The lender’s private banking expansion plan in Asia, which accounted for 75 percent of group-level profit last year, comes as the unit that caters to the rich is focusing once more on growth after years of painful restructuring.
“Asia is the key driver for future profitability in the private bank ... it’s been the driver for growth even through the difficult times and it’s always remained profitable,” Peter Boyles, CEO of HSBC’s global private banking business, told Reuters.
HSBC’s Asia private bank will add 700 people by 2022 from a headcount of 1,100 at the end of 2017. The increase will add staff in various roles including relationship managers, product specialists and family wealth planners, said Siew Meng Tan, Asia Pacific head of private banking.
HSBC’s global private banking business manages $330 billion worth of clients assets, and Asia accounts for 39 percent of the total, making it the single largest market for the bank.

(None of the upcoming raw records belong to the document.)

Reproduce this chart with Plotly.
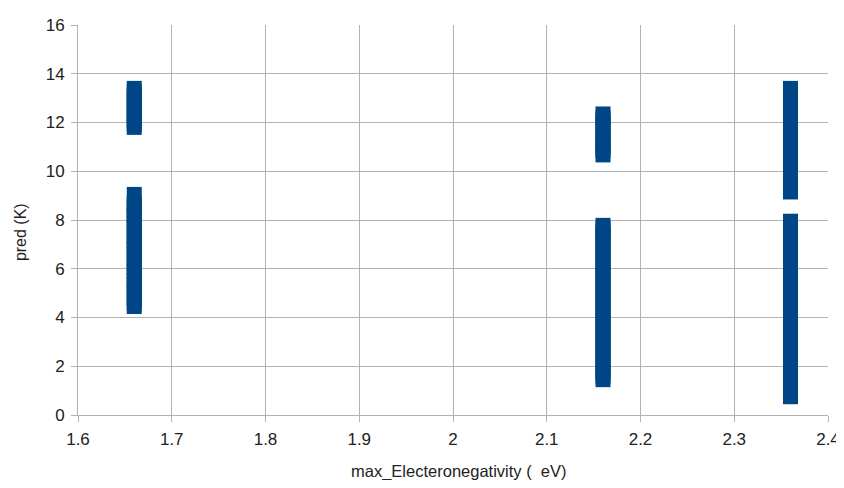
import plotly.graph_objects as go

# Data (max electronegativity vs predicted Tc)
x_group_a = 1.66
y_group_a = [4.45, 4.6, 4.8, 5.0, 5.15, 5.35, 5.5, 5.7, 5.9, 6.05, 6.25, 6.4, 6.6,
             6.8, 6.95, 7.15, 7.3, 7.5, 7.7, 7.85, 8.05, 8.2, 8.4, 8.55, 8.7, 9.05,
             11.8, 11.95, 12.1, 12.3, 12.45, 12.6, 12.8, 12.95, 13.1, 13.25, 13.4]

x_group_b = 2.16
y_group_b = [1.45, 1.6, 1.75, 1.95, 2.1, 2.3, 2.5, 2.65, 2.85, 3.0, 3.2, 3.4, 3.55,
             3.75, 3.9, 4.1, 4.3, 4.45, 4.65, 4.8, 5.0, 5.2, 5.35, 5.55, 5.7, 5.9,
             6.1, 6.25, 6.45, 6.6, 6.8, 7.0, 7.15, 7.35, 7.5, 7.65, 7.78,
             10.67, 10.85, 11.0, 11.15, 11.3, 11.5, 11.7, 11.85, 12.05, 12.2, 12.35]

x_group_c = 2.36
y_group_c = [0.75, 0.9, 1.1, 1.3, 1.45, 1.65, 1.8, 2.0, 2.2, 2.35, 2.55, 2.7, 2.9,
             3.1, 3.25, 3.45, 3.6, 3.8, 4.0, 4.15, 4.35, 4.5, 4.7, 4.9, 5.05, 5.25,
             5.4, 5.6, 5.8, 5.95, 6.15, 6.3, 6.5, 6.7, 6.85, 7.05, 7.2, 7.4, 7.6,
             7.75, 7.85, 7.95,
             9.15, 9.3, 9.45, 9.6, 9.8, 9.95, 10.15, 10.3, 10.5, 10.7, 10.85, 11.05,
             11.2, 11.4, 11.6, 11.75, 11.95, 12.1, 12.3, 12.5, 12.65, 12.85, 13.0,
             13.15, 13.3, 13.4]

x_ticks = [1.6, 1.7, 1.8, 1.9, 2.0, 2.1, 2.2, 2.3, 2.4]
x_tick_labels = ["1.6", "1.7", "1.8", "1.9", "2", "2.1", "2.2", "2.3", "2.4"]
y_ticks = [0, 2, 4, 6, 8, 10, 12, 14, 16]

x_title = "max_Electeronegativity (  eV)"
y_title = "pred (K)"

xs = ([x_group_a] * len(y_group_a) + [x_group_b] * len(y_group_b)
      + [x_group_c] * len(y_group_c))
ys = y_group_a + y_group_b + y_group_c

fig = go.Figure()
fig.add_trace(go.Scatter(
    x=xs, y=ys, mode="markers",
    marker=dict(symbol="square", size=15, color="#004586",
                line=dict(width=0)),
    showlegend=False, cliponaxis=False,
))

FAM = "Liberation Sans, Arial, sans-serif"
TXT = "#222222"
fig.update_layout(
    width=836, height=472,
    margin=dict(l=70, r=16, t=17, b=65),
    paper_bgcolor="white", plot_bgcolor="white",
    font=dict(family=FAM, size=17, color=TXT),
)
fig.update_xaxes(
    range=[1.6, 2.4], tickvals=x_ticks, ticktext=x_tick_labels,
    tickfont=dict(size=17),
    showgrid=True, gridcolor="#b3b3b3", gridwidth=1,
    showline=True, linecolor="#b3b3b3", linewidth=1,
    ticks="outside", ticklen=6, tickcolor="#b3b3b3",
    ticklabelstandoff=3, ticklabeloverflow="allow",
    zeroline=False, automargin=False,
)
fig.update_yaxes(
    range=[0, 16], tickvals=y_ticks,
    tickfont=dict(size=17),
    showgrid=True, gridcolor="#b3b3b3", gridwidth=1,
    showline=True, linecolor="#b3b3b3", linewidth=1,
    ticks="outside", ticklen=6, tickcolor="#b3b3b3",
    ticklabelstandoff=3, ticklabeloverflow="allow",
    zeroline=False, automargin=False,
)
fig.add_annotation(
    text=x_title, showarrow=False,
    xref="paper", yref="paper", x=0.508, y=-0.144,
    xanchor="center", yanchor="middle",
    font=dict(size=16.5, color=TXT),
)
fig.add_annotation(
    text=y_title, textangle=-90, showarrow=False,
    xref="paper", yref="paper", x=-0.0773, y=0.469,
    xanchor="center", yanchor="middle",
    font=dict(size=16, color=TXT),
)

fig.write_html("out.html")
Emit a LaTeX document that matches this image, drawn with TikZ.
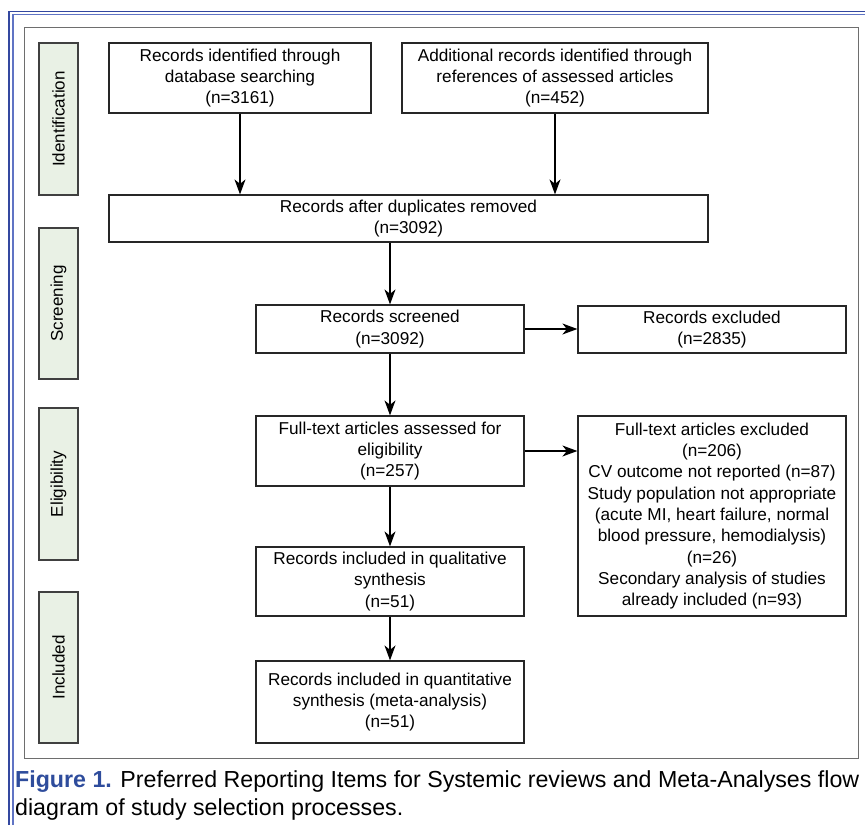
\documentclass[tikz,border=0pt]{standalone}
\usepackage{fontspec}
\setmainfont{Liberation Sans}
\usepackage{xcolor}
\usepackage{tikz}
\usetikzlibrary{arrows.meta,positioning}
\definecolor{framegray}{RGB}{110,110,110}
\definecolor{phasegreen}{RGB}{233,241,229}
\definecolor{capblue}{RGB}{46,76,156}
\definecolor{edgeblue}{RGB}{52,72,160}
\definecolor{edgeblue2}{RGB}{96,116,196}
\tikzset{
  fbox/.style={rectangle, draw=black!85, line width=1.2pt, align=center, inner sep=0pt, font=\fontsize{17.2}{21.3}\selectfont},
  phase/.style={rectangle, draw=black!75, line width=1.2pt, fill=phasegreen, minimum height=39pt, rotate=90, inner sep=0pt, font=\fontsize{17}{21}\selectfont},
  captext/.style={anchor=base west, inner sep=0pt, font=\fontsize{23.2}{28}\selectfont},
  farrow/.style={-{Stealth[length=15pt,width=11pt,inset=4.5pt]}, line width=1.3pt}
}

\begin{document}
\begin{tikzpicture}[x=1pt, y=-1pt]
\useasboundingbox (0,0) rectangle (865,825);
% page edge and frame
\draw[edgeblue, line width=1.6pt] (9,825) -- (9,11.5) -- (865,11.5);
\draw[edgeblue2, line width=1.4pt] (13,825) -- (13,14.5) -- (865,14.5);
\draw[framegray, line width=1pt] (24,27) rectangle (858,758);
% phases
\node[phase, minimum width=152pt] (ident) at (58.5,119) {Identification};
\node[phase, minimum width=151pt] (screen) at (58.5,303.5) {Screening};
\node[phase, minimum width=152pt] (elig) at (58.5,484) {Eligibility};
\node[phase, minimum width=151pt] (incl) at (58.5,667.5) {Included};
% flow boxes
\node[fbox, minimum width=262pt, minimum height=70pt] (dbsearch) at (240,78) {Records identified through\\database searching\\(n=3161)};
\node[fbox, minimum width=306pt, minimum height=70pt] (refs) at (555,78) {Additional records identified through\\references of assessed articles\\(n=452)};
\node[fbox, minimum width=599pt, minimum height=47pt] (dedup) at (408.5,218.5) {Records after duplicates removed\\(n=3092)};
\node[fbox, minimum width=268pt, minimum height=48pt] (screened) at (390,329) {Records screened\\(n=3092)};
\node[fbox, minimum width=268pt, minimum height=47pt] (excl) at (712,329.5) {Records excluded\\(n=2835)};
\node[fbox, minimum width=268pt, minimum height=70pt] (full) at (390,451) {Full-text articles assessed for\\eligibility\\(n=257)};
\node[fbox, minimum width=268pt, minimum height=200pt] (fexcl) at (712,516) {Full-text articles excluded\\(n=206)\\CV outcome not reported (n=87)\\Study population not appropriate\\(acute MI, heart failure, normal\\blood pressure, hemodialysis)\\(n=26)\\Secondary analysis of studies\\already included (n=93)};
\node[fbox, minimum width=268pt, minimum height=69pt] (qual) at (390,581.5) {Records included in qualitative\\synthesis\\(n=51)};
\node[fbox, minimum width=268pt, minimum height=82pt] (quant) at (390,702) {Records included in quantitative\\synthesis (meta-analysis)\\(n=51)};
% arrows
\draw[farrow] (dbsearch.south) -- (dbsearch.south |- dedup.north);
\draw[farrow] (refs.south) -- (refs.south |- dedup.north);
\draw[farrow] (dedup.south -| screened.north) -- (screened.north);
\draw[farrow] (screened.east) -- (screened.east -| excl.west);
\draw[farrow] (screened) -- (full);
\draw[farrow] (full.east) -- (full.east -| fexcl.west);
\draw[farrow] (full) -- (qual);
\draw[farrow] (qual) -- (quant);
% caption
\node[captext] (caption1) at (15,787) {\textcolor{capblue}{\textbf{Figure 1.}} Preferred Reporting Items for Systemic reviews and Meta-Analyses flow};
\node[captext] (caption2) at (15,815) {diagram of study selection processes.};
\end{tikzpicture}
\end{document}
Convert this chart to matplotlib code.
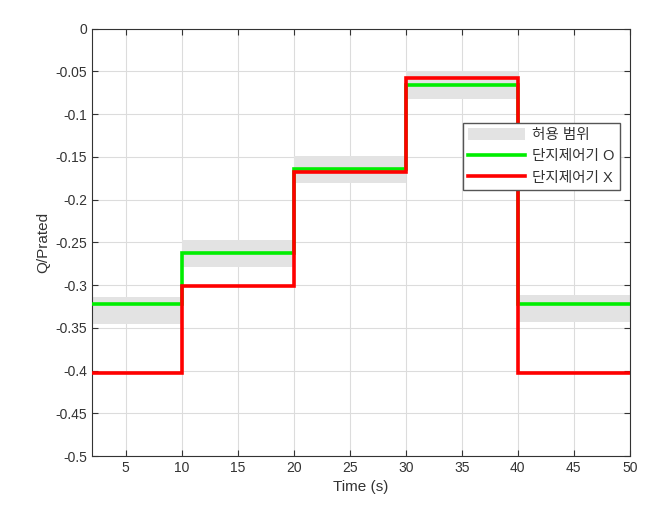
import matplotlib
matplotlib.use("Agg")
import matplotlib.pyplot as plt
from matplotlib.patches import Patch
from matplotlib.lines import Line2D

plt.rcParams['font.family'] = ['Liberation Sans', 'Noto Sans CJK KR', 'DejaVu Sans']

# step boundaries (s) and levels for each interval
t_edges = [2, 10, 20, 30, 40, 50]
band_low = [-0.345, -0.279, -0.181, -0.082, -0.343]
band_high = [-0.314, -0.247, -0.149, -0.050, -0.312]
q_with_ctrl = [-0.322, -0.263, -0.164, -0.066, -0.322]
q_without_ctrl = [-0.403, -0.301, -0.168, -0.058, -0.403]

x_ticks = [5, 10, 15, 20, 25, 30, 35, 40, 45, 50]
y_ticks = [0, -0.05, -0.1, -0.15, -0.2, -0.25, -0.3, -0.35, -0.4, -0.45, -0.5]
y_labels = ['0', '-0.05', '-0.1', '-0.15', '-0.2', '-0.25', '-0.3', '-0.35', '-0.4', '-0.45', '-0.5']

txt = '#333333'
fig = plt.figure(figsize=(6.65, 5.26), dpi=100)
ax = fig.add_axes([0.1383, 0.133, 0.8087, 0.8128])

# allowed range bands
for i in range(len(band_low)):
    ax.fill_between([t_edges[i], t_edges[i + 1]], band_low[i], band_high[i],
                    color='#e3e3e3', lw=0, zorder=1)

# step lines
ax.stairs(q_with_ctrl, t_edges, baseline=None, color='#00ee00', lw=2.6, zorder=3)
ax.stairs(q_without_ctrl, t_edges, baseline=None, color='#ff0000', lw=2.6, zorder=4)

ax.set_xlim(2, 50)
ax.set_ylim(-0.5, 0)
ax.set_xticks(x_ticks)
ax.set_yticks(y_ticks)
ax.set_yticklabels(y_labels)
ax.grid(True, color='#dcdcdc', lw=0.8)
ax.set_axisbelow(True)
ax.tick_params(direction='in', top=True, right=True, length=4, width=0.8,
               labelsize=10, colors=txt, labelcolor=txt)
for s in ax.spines.values():
    s.set_color(txt)
    s.set_linewidth(0.8)

ax.set_xlabel('Time (s)', fontsize=11, color=txt)
ax.set_ylabel('Q/Prated', fontsize=11, color=txt)

handles = [Patch(facecolor='#e3e3e3', edgecolor='none'),
           Line2D([], [], color='#00ee00', lw=2.6),
           Line2D([], [], color='#ff0000', lw=2.6)]
labels = ['허용 범위', '단지제어기 O', '단지제어기 X']
leg = ax.legend(handles, labels, loc='upper left', bbox_to_anchor=(0.69, 0.78),
                fontsize=10.5, frameon=True, fancybox=False, framealpha=1,
                edgecolor='#555555', handlelength=3.9, handleheight=0.9,
                handletextpad=0.5, borderpad=0.35, labelspacing=0.5,
                borderaxespad=0)
leg.get_frame().set_linewidth(1.0)
for t in leg.get_texts():
    t.set_color(txt)

fig.savefig('out.png', dpi=100)
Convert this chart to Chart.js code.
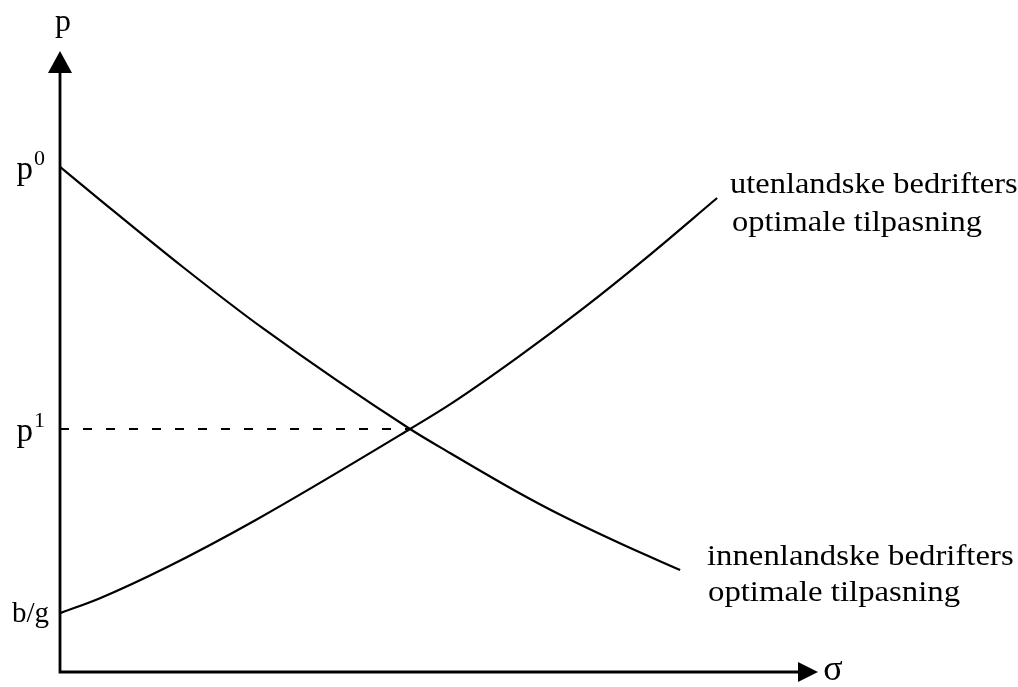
<!DOCTYPE html>
<html>
<head>
<meta charset="utf-8">
<script src="https://cdn.jsdelivr.net/npm/chart.js@4.4.1/dist/chart.umd.min.js"></script>
<style>
  html, body { margin: 0; background: #fff; }
  #wrap { width: 1018px; height: 687px; }
</style>
</head>
<body>
<div id="wrap"><canvas id="chart" width="1018" height="687"></canvas></div>
<script>
// sigma (x) and p (y) values, axes 0..100
const domesticX = [0, 5.4, 16.6, 27.4, 47.3, 52.7, 61.8, 67.6, 76.1, 83.8];
const domesticY = [84.2, 78.7, 67.5, 57.3, 40.5, 36.5, 30.0, 26.2, 21.2, 17.0];
const foreignX = [0, 5.4, 14.5, 26.4, 47.3, 52.7, 61.8, 70.7, 79.1, 88.8];
const foreignY = [9.8, 12.3, 17.5, 25.3, 40.5, 44.6, 52.4, 60.6, 68.9, 79.0];
const equilibrium = { x: 47.3, y: 40.5 };
const yTickValues = [84.2, 40.5, 9.8];
const yTickNames = [['p', '0'], ['p', '1'], ['b/g', '']];
const foreignLabel = ['utenlandske bedrifters', 'optimale tilpasning'];
const domesticLabel = ['innenlandske bedrifters', 'optimale tilpasning'];

const toPoints = (xs, ys) => xs.map((x, i) => ({ x, y: ys[i] }));

const serif = '"Liberation Serif", "DejaVu Serif", serif';

// wider type like the scanned original
function wideText(ctx, text, x, y, sx) {
  ctx.save();
  ctx.translate(x, y);
  ctx.scale(sx, 1);
  ctx.fillText(text, 0, 0);
  ctx.restore();
}

const axesPlugin = {
  id: 'axesPlugin',
  afterDatasetsDraw(chart) {
    const { ctx, chartArea: a, scales } = chart;
    ctx.save();
    ctx.strokeStyle = '#000';
    ctx.fillStyle = '#000';
    ctx.lineWidth = 2.8;

    // axes
    ctx.beginPath();
    ctx.moveTo(a.left, a.top);
    ctx.lineTo(a.left, a.bottom);
    ctx.lineTo(a.right, a.bottom);
    ctx.stroke();

    // arrow heads
    ctx.beginPath();
    ctx.moveTo(a.left, a.top - 21);
    ctx.lineTo(a.left - 12, a.top + 1);
    ctx.lineTo(a.left + 12, a.top + 1);
    ctx.closePath();
    ctx.fill();
    ctx.beginPath();
    ctx.moveTo(a.right + 18, a.bottom);
    ctx.lineTo(a.right - 2, a.bottom - 10);
    ctx.lineTo(a.right - 2, a.bottom + 10);
    ctx.closePath();
    ctx.fill();

    // axis names
    ctx.textAlign = 'center';
    ctx.textBaseline = 'alphabetic';
    ctx.font = '32px ' + serif;
    ctx.fillText('p', a.left + 3, 31);
    ctx.font = '36px ' + serif;
    ctx.fillText('σ', a.right + 33, a.bottom + 8);

    // y labels
    yTickValues.forEach((v, i) => {
      const py = scales.y.getPixelForValue(v);
      const [main, sup] = yTickNames[i];
      ctx.textAlign = 'right';
      if (sup) {
        ctx.font = '22px ' + serif;
        ctx.fillText(sup, a.left - 15, py - 2);
        const supW = ctx.measureText(sup).width;
        ctx.font = '33px ' + serif;
        ctx.fillText(main, a.left - 15 - supW - 1, py + 12);
      } else {
        ctx.font = '29px ' + serif;
        ctx.fillText(main, a.left - 11, py + 9);
      }
    });

    // curve labels
    ctx.font = '29px ' + serif;
    ctx.textAlign = 'left';
    wideText(ctx, foreignLabel[0], 730, 193, 1.12);
    wideText(ctx, foreignLabel[1], 732, 231, 1.12);
    wideText(ctx, domesticLabel[0], 707, 565, 1.13);
    wideText(ctx, domesticLabel[1], 708, 601, 1.13);
    ctx.restore();
  }
};

new Chart(document.getElementById('chart'), {
  type: 'scatter',
  data: {
    datasets: [
      {
        label: 'innenlandske',
        data: toPoints(domesticX, domesticY),
        showLine: true,
        borderColor: '#000',
        borderWidth: 2.2,
        pointRadius: 0,
        cubicInterpolationMode: 'monotone'
      },
      {
        label: 'utenlandske',
        data: toPoints(foreignX, foreignY),
        showLine: true,
        borderColor: '#000',
        borderWidth: 2.2,
        pointRadius: 0,
        cubicInterpolationMode: 'monotone'
      },
      {
        label: 'p1',
        data: [{ x: 0, y: equilibrium.y }, { x: equilibrium.x, y: equilibrium.y }],
        showLine: true,
        borderColor: '#000',
        borderWidth: 1.8,
        borderDash: [9, 14],
        pointRadius: 0
      }
    ]
  },
  options: {
    responsive: false,
    animation: false,
    layout: { padding: { left: 60, right: 218, top: 72, bottom: 15 } },
    plugins: {
      legend: { display: false },
      tooltip: { enabled: false }
    },
    scales: {
      x: { type: 'linear', min: 0, max: 100, display: false },
      y: { type: 'linear', min: 0, max: 100, display: false }
    }
  },
  plugins: [axesPlugin]
});
</script>
</body>
</html>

It also aims to double Asia-based client assets by 2025, in-line with consultant Capgemini’s overall wealth growth forecast in the region over the same period, as it expands its presence in the banking hubs of Hong Kong and Singapore and also vies for a bigger share of offshore Chinese wealth, Tan said.
Asia has emerged as the main battleground for global wealth managers, with higher economic growth, rapidly rising wages and a thriving entrepreneurial ecosystem producing rich clients at a pace faster than the western world.
Asia Pacific accounts for 34 percent of the world population of high networth individuals, or those having investable assets of $1 million or more, and 31 percent of their wealth - ahead of North America, as per Capgemini’s 2018 wealth report.
Clients with more than $5 million of investable assets are served by the bank’s private banking unit, while those with less than that threshold are taken up by HSBC’s retail banking and wealth management division.
HSBC’s private banking business had a torrid time following embarrassing data leaks in 2008 allegedly showing tax evasion by clients, prompting probes into the tax affairs of some of its Swiss account holders in a number of European countries.
The bank in 2015 admitted failings in compliance and controls in its Swiss private bank in the period up to 2007. It has since then taken significant steps to implement global standards and tax transparency initiatives.
The private banking unit, which brought in just over 3 percent of the bank’s adjusted global revenues in 2017, shrunk its footprint and exited some clients in the last few years as it sharpened its focus on compliance and profitability.
“We have done the repositioning work and we are now seeing net growth coming through because the drag effect from business exits has now diminished,” said Boyles, who took over his current role in 2012 and spearheaded the restructuring.
“We actually had a first year of growth for many years, both in assets under management and in net profit, in 2017. And moving into 2018 we have seen continued progress,” he said.